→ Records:
** begin **
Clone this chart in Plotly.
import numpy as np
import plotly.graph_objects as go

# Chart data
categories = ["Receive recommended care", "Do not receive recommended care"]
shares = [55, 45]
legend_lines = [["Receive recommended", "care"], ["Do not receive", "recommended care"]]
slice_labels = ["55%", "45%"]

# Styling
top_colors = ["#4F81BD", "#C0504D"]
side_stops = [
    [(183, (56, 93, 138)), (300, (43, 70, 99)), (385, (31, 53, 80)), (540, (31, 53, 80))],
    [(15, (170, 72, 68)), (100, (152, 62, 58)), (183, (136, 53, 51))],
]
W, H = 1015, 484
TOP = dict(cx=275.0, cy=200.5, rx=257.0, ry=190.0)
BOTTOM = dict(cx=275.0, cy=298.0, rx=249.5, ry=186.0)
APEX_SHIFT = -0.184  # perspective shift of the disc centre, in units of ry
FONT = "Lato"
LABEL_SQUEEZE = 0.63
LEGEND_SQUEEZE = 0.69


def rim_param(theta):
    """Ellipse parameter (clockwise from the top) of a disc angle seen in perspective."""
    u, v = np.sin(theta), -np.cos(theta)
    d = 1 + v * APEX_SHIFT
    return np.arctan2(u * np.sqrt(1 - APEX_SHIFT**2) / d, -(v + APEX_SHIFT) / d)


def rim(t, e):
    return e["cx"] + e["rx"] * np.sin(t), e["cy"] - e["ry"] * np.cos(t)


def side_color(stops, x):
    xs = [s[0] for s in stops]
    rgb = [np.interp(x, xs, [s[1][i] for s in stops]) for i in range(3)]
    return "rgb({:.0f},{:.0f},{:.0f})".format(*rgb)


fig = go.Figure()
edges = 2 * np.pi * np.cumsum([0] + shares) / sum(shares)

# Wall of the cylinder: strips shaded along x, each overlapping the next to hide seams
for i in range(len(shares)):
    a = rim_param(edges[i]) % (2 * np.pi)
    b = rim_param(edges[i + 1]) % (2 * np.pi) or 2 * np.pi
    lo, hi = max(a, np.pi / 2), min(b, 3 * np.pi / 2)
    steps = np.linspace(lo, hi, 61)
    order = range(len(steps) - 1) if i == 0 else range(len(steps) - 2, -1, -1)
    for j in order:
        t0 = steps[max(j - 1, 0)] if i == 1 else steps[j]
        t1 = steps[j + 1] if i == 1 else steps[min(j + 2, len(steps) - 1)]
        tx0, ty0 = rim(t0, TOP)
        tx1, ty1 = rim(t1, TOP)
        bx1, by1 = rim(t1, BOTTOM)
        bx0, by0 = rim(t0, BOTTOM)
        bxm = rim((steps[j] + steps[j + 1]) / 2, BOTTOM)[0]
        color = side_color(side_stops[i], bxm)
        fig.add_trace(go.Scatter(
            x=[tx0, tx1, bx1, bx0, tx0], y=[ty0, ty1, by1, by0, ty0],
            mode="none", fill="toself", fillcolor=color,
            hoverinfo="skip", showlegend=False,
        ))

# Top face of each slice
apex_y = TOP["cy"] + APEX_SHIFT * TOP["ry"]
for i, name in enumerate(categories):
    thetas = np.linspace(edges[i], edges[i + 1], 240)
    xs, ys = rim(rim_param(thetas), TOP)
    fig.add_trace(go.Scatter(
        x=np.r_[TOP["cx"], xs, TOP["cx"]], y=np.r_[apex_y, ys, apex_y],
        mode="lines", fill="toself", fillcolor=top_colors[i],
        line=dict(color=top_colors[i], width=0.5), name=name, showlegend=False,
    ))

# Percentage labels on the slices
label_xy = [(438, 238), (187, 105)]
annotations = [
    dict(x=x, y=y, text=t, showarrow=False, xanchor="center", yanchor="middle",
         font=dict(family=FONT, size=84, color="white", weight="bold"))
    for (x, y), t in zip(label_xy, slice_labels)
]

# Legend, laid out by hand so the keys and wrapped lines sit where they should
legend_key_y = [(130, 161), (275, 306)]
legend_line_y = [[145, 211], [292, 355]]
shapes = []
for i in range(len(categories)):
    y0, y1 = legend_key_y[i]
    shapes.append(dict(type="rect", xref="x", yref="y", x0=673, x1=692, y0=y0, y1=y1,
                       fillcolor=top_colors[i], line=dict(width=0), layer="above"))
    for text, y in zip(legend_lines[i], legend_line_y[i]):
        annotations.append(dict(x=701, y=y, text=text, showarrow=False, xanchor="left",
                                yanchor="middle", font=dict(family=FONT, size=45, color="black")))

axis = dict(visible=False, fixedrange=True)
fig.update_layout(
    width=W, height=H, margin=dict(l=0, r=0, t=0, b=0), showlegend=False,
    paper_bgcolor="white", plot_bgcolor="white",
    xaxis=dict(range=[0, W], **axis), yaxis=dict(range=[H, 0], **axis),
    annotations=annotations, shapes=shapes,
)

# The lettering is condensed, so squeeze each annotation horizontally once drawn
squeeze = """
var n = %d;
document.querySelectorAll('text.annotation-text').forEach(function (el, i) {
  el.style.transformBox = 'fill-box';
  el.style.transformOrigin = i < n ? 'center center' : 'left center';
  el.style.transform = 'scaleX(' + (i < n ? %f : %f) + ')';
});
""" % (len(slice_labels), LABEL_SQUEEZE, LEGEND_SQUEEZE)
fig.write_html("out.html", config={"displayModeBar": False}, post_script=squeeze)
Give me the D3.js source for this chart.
** end **
→ Exercise:
Reproduce the full listing above, character for character.

→ Answer in full:
Clone this chart in Plotly.
import numpy as np
import plotly.graph_objects as go

# Chart data
categories = ["Receive recommended care", "Do not receive recommended care"]
shares = [55, 45]
legend_lines = [["Receive recommended", "care"], ["Do not receive", "recommended care"]]
slice_labels = ["55%", "45%"]

# Styling
top_colors = ["#4F81BD", "#C0504D"]
side_stops = [
    [(183, (56, 93, 138)), (300, (43, 70, 99)), (385, (31, 53, 80)), (540, (31, 53, 80))],
    [(15, (170, 72, 68)), (100, (152, 62, 58)), (183, (136, 53, 51))],
]
W, H = 1015, 484
TOP = dict(cx=275.0, cy=200.5, rx=257.0, ry=190.0)
BOTTOM = dict(cx=275.0, cy=298.0, rx=249.5, ry=186.0)
APEX_SHIFT = -0.184  # perspective shift of the disc centre, in units of ry
FONT = "Lato"
LABEL_SQUEEZE = 0.63
LEGEND_SQUEEZE = 0.69


def rim_param(theta):
    """Ellipse parameter (clockwise from the top) of a disc angle seen in perspective."""
    u, v = np.sin(theta), -np.cos(theta)
    d = 1 + v * APEX_SHIFT
    return np.arctan2(u * np.sqrt(1 - APEX_SHIFT**2) / d, -(v + APEX_SHIFT) / d)


def rim(t, e):
    return e["cx"] + e["rx"] * np.sin(t), e["cy"] - e["ry"] * np.cos(t)


def side_color(stops, x):
    xs = [s[0] for s in stops]
    rgb = [np.interp(x, xs, [s[1][i] for s in stops]) for i in range(3)]
    return "rgb({:.0f},{:.0f},{:.0f})".format(*rgb)


fig = go.Figure()
edges = 2 * np.pi * np.cumsum([0] + shares) / sum(shares)

# Wall of the cylinder: strips shaded along x, each overlapping the next to hide seams
for i in range(len(shares)):
    a = rim_param(edges[i]) % (2 * np.pi)
    b = rim_param(edges[i + 1]) % (2 * np.pi) or 2 * np.pi
    lo, hi = max(a, np.pi / 2), min(b, 3 * np.pi / 2)
    steps = np.linspace(lo, hi, 61)
    order = range(len(steps) - 1) if i == 0 else range(len(steps) - 2, -1, -1)
    for j in order:
        t0 = steps[max(j - 1, 0)] if i == 1 else steps[j]
        t1 = steps[j + 1] if i == 1 else steps[min(j + 2, len(steps) - 1)]
        tx0, ty0 = rim(t0, TOP)
        tx1, ty1 = rim(t1, TOP)
        bx1, by1 = rim(t1, BOTTOM)
        bx0, by0 = rim(t0, BOTTOM)
        bxm = rim((steps[j] + steps[j + 1]) / 2, BOTTOM)[0]
        color = side_color(side_stops[i], bxm)
        fig.add_trace(go.Scatter(
            x=[tx0, tx1, bx1, bx0, tx0], y=[ty0, ty1, by1, by0, ty0],
            mode="none", fill="toself", fillcolor=color,
            hoverinfo="skip", showlegend=False,
        ))

# Top face of each slice
apex_y = TOP["cy"] + APEX_SHIFT * TOP["ry"]
for i, name in enumerate(categories):
    thetas = np.linspace(edges[i], edges[i + 1], 240)
    xs, ys = rim(rim_param(thetas), TOP)
    fig.add_trace(go.Scatter(
        x=np.r_[TOP["cx"], xs, TOP["cx"]], y=np.r_[apex_y, ys, apex_y],
        mode="lines", fill="toself", fillcolor=top_colors[i],
        line=dict(color=top_colors[i], width=0.5), name=name, showlegend=False,
    ))

# Percentage labels on the slices
label_xy = [(438, 238), (187, 105)]
annotations = [
    dict(x=x, y=y, text=t, showarrow=False, xanchor="center", yanchor="middle",
         font=dict(family=FONT, size=84, color="white", weight="bold"))
    for (x, y), t in zip(label_xy, slice_labels)
]

# Legend, laid out by hand so the keys and wrapped lines sit where they should
legend_key_y = [(130, 161), (275, 306)]
legend_line_y = [[145, 211], [292, 355]]
shapes = []
for i in range(len(categories)):
    y0, y1 = legend_key_y[i]
    shapes.append(dict(type="rect", xref="x", yref="y", x0=673, x1=692, y0=y0, y1=y1,
                       fillcolor=top_colors[i], line=dict(width=0), layer="above"))
    for text, y in zip(legend_lines[i], legend_line_y[i]):
        annotations.append(dict(x=701, y=y, text=text, showarrow=False, xanchor="left",
                                yanchor="middle", font=dict(family=FONT, size=45, color="black")))

axis = dict(visible=False, fixedrange=True)
fig.update_layout(
    width=W, height=H, margin=dict(l=0, r=0, t=0, b=0), showlegend=False,
    paper_bgcolor="white", plot_bgcolor="white",
    xaxis=dict(range=[0, W], **axis), yaxis=dict(range=[H, 0], **axis),
    annotations=annotations, shapes=shapes,
)

# The lettering is condensed, so squeeze each annotation horizontally once drawn
squeeze = """
var n = %d;
document.querySelectorAll('text.annotation-text').forEach(function (el, i) {
  el.style.transformBox = 'fill-box';
  el.style.transformOrigin = i < n ? 'center center' : 'left center';
  el.style.transform = 'scaleX(' + (i < n ? %f : %f) + ')';
});
""" % (len(slice_labels), LABEL_SQUEEZE, LEGEND_SQUEEZE)
fig.write_html("out.html", config={"displayModeBar": False}, post_script=squeeze)
Give me the D3.js source for this chart.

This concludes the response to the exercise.